Secondly to assert "a balance between the evils inevitable" is again sophistry, to obscure the good and promote the evil. What are the supposed evils?
1. Prosecuting, "dishonest officers," the wrong doers
2. Subjecting, "those who try to do their duty," the innocents to a DETERRENT for wrongdoing?
I say again, where is the evil? That is as it should be. Those are not evils. Those are both POSITIVE affirmations of the RULE OF LAW! It is clear to anyone other than the vested recipient of "absolute immunity" that "absolute immunity" is the EVIL.
"There is, of course, the possibility that, despite the truthfinding safeguards of the judicial process, some defendants might indeed be unjustly convicted on the basis of knowingly[26] false testimony by police officers. Footnote 31"
Because of the mens rea and actus reus the criminal parties involved the "knowingly false testimony" is COMPLETELY different from the "misidentification or other unintentional mistake." And when this "knowingly false testimony" is under color of law via our governmental grant, the government has respondeat superior liability for their actions i.e., that is to say, without the grant of authority from the government the "knowingly false testimony" would not have had the authority or affect of under color of law.

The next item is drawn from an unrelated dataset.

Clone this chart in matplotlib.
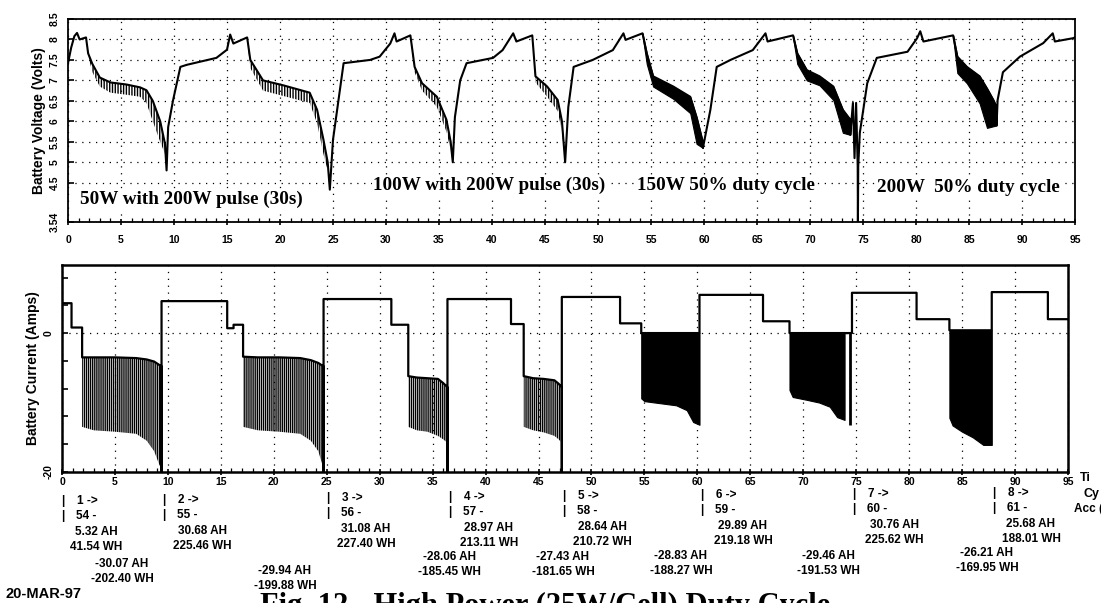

The court thus sanctions the denial of justice with the very real possibility of the "unjustly convicted." In a system committed to and based on the intent to establish Justice[27] this should be unacceptable? Footnote 31, as references above provides an additional failed attempt at a justification:
"There is no reason to believe, however, that this risk is any greater than, or indeed as great as, the risk of an unjust conviction resulting from a misidentification or other unintentional mistake. There is no federal damages remedy for such innocent persons, or for those who are acquitted after undergoing the burdens of a criminal trial."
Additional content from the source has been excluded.